Maritime Museum of the Atlantic Opens Shipwreck Exhibit

Nova Scotia Museum

N.S. MUSEUM--Maritime Museum of the Atlantic Opens Shipwreck Exhibit


The Maritime Museum of the Atlantic in Halifax today opened an exciting new exhibit -- Shipwreck Treasures of Nova Scotia -- after several months of painstaking research, design, and construction.

This permanent exhibit explores a history rich with stories. It uses a wealth of artifacts -- and more than simply gold and silver.

Parts of Nova Scotia have been referred to as “the Graveyard of the Atlantic” and “Shipwreck Shoreline.” Nova Scotia has more wrecks per kilometre of coastline than almost anywhere else in North America, ranging in time from aboriginal vessels to modern craft, and involving virtually every type and size of vessel. Estimates range from 10,000 to 25,000 wrecks, in some places so thick that ships are piled on top of each other.

More than a dozen dramatic shipwreck stories will be featured.
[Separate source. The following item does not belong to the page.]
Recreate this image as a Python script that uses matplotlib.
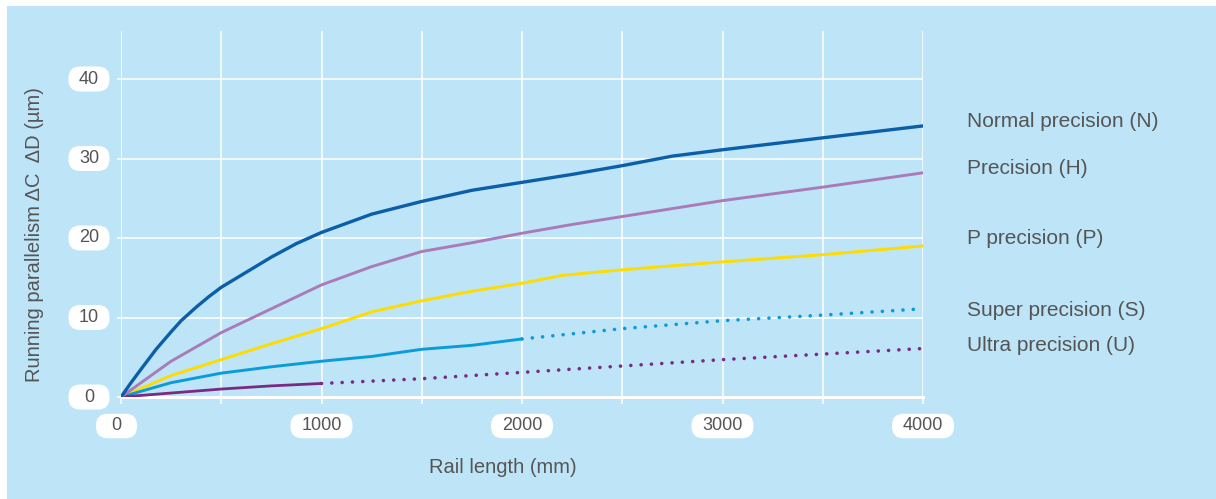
import numpy as np
import matplotlib
matplotlib.use("Agg")
import matplotlib.pyplot as plt
from matplotlib.patches import FancyBboxPatch, Rectangle
from matplotlib.transforms import ScaledTranslation

plt.rcParams['font.family'] = ['Liberation Sans', 'DejaVu Sans']

# values (rail length in mm, parallelism in um)
n_x = [0, 50, 100, 175, 250, 300, 375, 437, 500, 625, 750, 875, 1000, 1250, 1500,
       1750, 2000, 2250, 2500, 2750, 3000, 3500, 4000]
n_y = [0, 1.8, 3.5, 6.0, 8.2, 9.6, 11.3, 12.6, 13.8, 15.7, 17.6, 19.3, 20.7, 23.0,
       24.6, 26.0, 27.0, 28.0, 29.1, 30.3, 31.1, 32.6, 34.1]

h_x = [0, 250, 500, 750, 1000, 1250, 1500, 1750, 2000, 2250, 2500, 2750, 3000, 3500, 4000]
h_y = [0, 4.5, 8.1, 11.1, 14.1, 16.4, 18.3, 19.4, 20.6, 21.7, 22.7, 23.7, 24.7, 26.4, 28.2]

p_x = [0, 250, 500, 750, 1000, 1250, 1500, 1750, 2000, 2200, 2500, 2750, 3000, 3500, 4000]
p_y = [0, 2.7, 4.7, 6.7, 8.6, 10.7, 12.1, 13.3, 14.3, 15.3, 16.0, 16.5, 17.0, 17.9, 19.0]

s_x = [0, 250, 500, 750, 1000, 1250, 1500, 1750, 2000]
s_y = [0, 1.8, 3.0, 3.8, 4.5, 5.1, 6.0, 6.5, 7.3]
s_ext_x = [2000, 2500, 3000, 3500, 4000]
s_ext_y = [7.3, 8.6, 9.6, 10.3, 11.1]

u_x = [0, 250, 500, 750, 1000]
u_y = [0, 0.5, 1.0, 1.4, 1.7]
u_ext_x = [1000, 1500, 2000, 2500, 3000, 3500, 4000]
u_ext_y = [1.7, 2.3, 3.1, 3.9, 4.7, 5.4, 6.1]

series_names = ["Normal precision (N)", "Precision (H)", "P precision (P)",
                "Super precision (S)", "Ultra precision (U)"]
name_y = [34.6, 28.8, 19.9, 10.9, 6.5]

x_ticks = [0, 1000, 2000, 3000, 4000]
y_ticks = [0, 10, 20, 30, 40]

bg = '#bee4f8'
txt = '#555555'
c_n, c_h, c_p, c_s, c_u = '#0b5ea8', '#a97cb8', '#ffdc00', '#0a9bd9', '#7a2a84'

fig = plt.figure(figsize=(12.16, 4.99), dpi=100)
fig.patch.set_facecolor('white')
fig.patches.append(Rectangle((7 / 1216, 0), 1, 1 - 6 / 499, transform=fig.transFigure,
                             facecolor=bg, edgecolor='none', zorder=-10))

ax = fig.add_axes([121 / 1216, 102 / 499, 802 / 1216, 365.7 / 499])
ax.set_facecolor(bg)
ax.set_xlim(0, 4000)
ax.set_ylim(0, 46)
ax.set_xticks(np.arange(0, 4001, 500))
ax.set_yticks(np.arange(0, 41, 10))
ax.set_xticklabels([])
ax.set_yticklabels([])
ax.grid(True, color='white', lw=1.1)
ax.set_axisbelow(True)
ax.tick_params(axis='x', direction='out', length=5, width=1.1, color='white')
ax.tick_params(axis='y', direction='out', length=2.8, width=1.1, color='white')
for side in ['top', 'left', 'right']:
    ax.spines[side].set_visible(False)
ax.spines['bottom'].set_color('white')
ax.spines['bottom'].set_linewidth(2.2)

# curves
ax.plot(n_x, n_y, color=c_n, lw=2.4, solid_capstyle='round',
        solid_joinstyle='round', zorder=5)
ax.plot(h_x, h_y, color=c_h, lw=2.1, solid_capstyle='round',
        solid_joinstyle='round', zorder=4)
ax.plot(p_x, p_y, color=c_p, lw=2.1, solid_capstyle='round',
        solid_joinstyle='round', zorder=3)
ax.plot(s_x, s_y, color=c_s, lw=2.1, solid_capstyle='round',
        solid_joinstyle='round', zorder=3)
ax.plot(s_ext_x, s_ext_y, color=c_s, lw=2.6, dashes=(0.01, 2.85),
        dash_capstyle='round', zorder=3)
ax.plot(u_x, u_y, color=c_u, lw=2.0, solid_capstyle='round',
        solid_joinstyle='round', zorder=3)
ax.plot(u_ext_x, u_ext_y, color=c_u, lw=2.6, dashes=(0.01, 2.85),
        dash_capstyle='round', zorder=3)

# tick labels in white pill boxes
def pill(xd, yd, dx, dy, w, h, label):
    tr = fig.dpi_scale_trans + ScaledTranslation(xd, yd, ax.transData)
    box = FancyBboxPatch((dx - w / 2, dy - h / 2), w, h,
                         boxstyle='round,pad=0,rounding_size=0.115',
                         transform=tr, facecolor='white', edgecolor='none',
                         clip_on=False, zorder=6)
    ax.add_patch(box)
    ax.text(dx, dy, label, transform=tr, ha='center', va='center',
            fontsize=13, color=txt, clip_on=False, zorder=7)

for v in y_ticks:
    pill(0, v, -0.32, 0, 0.41, 0.25, str(v))
for v in x_ticks:
    w = 0.41 if v == 0 else 0.62
    dx = -0.045 if v == 0 else 0
    pill(v, 0, dx, -0.29, w, 0.245, str(v))

# series names on the right
for name, yv in zip(series_names, name_y):
    ax.text(1.055, yv, name, transform=ax.get_yaxis_transform(), ha='left',
            va='center', fontsize=15, color=txt)

ax.set_xlabel('Rail length (mm)', fontsize=14.5, color=txt)
ax.xaxis.set_label_coords(0.4762, -0.168)
ax.set_ylabel('Running parallelism ΔC  ΔD (µm)', fontsize=14.5, color=txt)
ax.yaxis.set_label_coords(-0.096, 0.443)

fig.savefig('out.png', dpi=100, facecolor=fig.get_facecolor())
One such story is about the SS Atlantic, the world’s largest steamship of its time. Due to navigational error, the Atlantic wrecked off Prospect, near Halifax, in 1873 with the loss of 562 lives. It was a tragic precursor to the Titanic, which has its own special exhibit.

When the 18th-century warship HMS Tribune wrecked near Halifax Harbour, its captain refused to let his men abandon ship, causing unnecessary loss of life.

Saladin, the scene of mutiny and murder on the high seas, eventually wrecked near Country Harbour on Nova Scotia’s eastern shore in 1844.

The SS Hungarian, a major ocean liner, was pushed off course by a storm and wrecked off Cape Sable in 1860, with no survivors.

The museum worked closely with Parks Canada for a significant feature, about the wrecks of 18th-century warships from Louisbourg Harbour, where wrecks were particularly well-preserved and protected.

Many objects in the exhibit would not have been found, nor their stories told, were it not for the efforts of avocational divers. The mysteries of a humble 18th-Century fishing schooner that wrecked at Terence Bay is a significant example.

The exhibit will include well over 100 artifacts, including important archaeological finds, bizarre curiosities and dozens of rare gold and silver coins from three “treasure wrecks” from Cape Breton Island. But beyond the artifacts, this exhibit shows that the wrecks are treasures themselves, from which we are able to learn much about who we were, and are, as a sea-going people.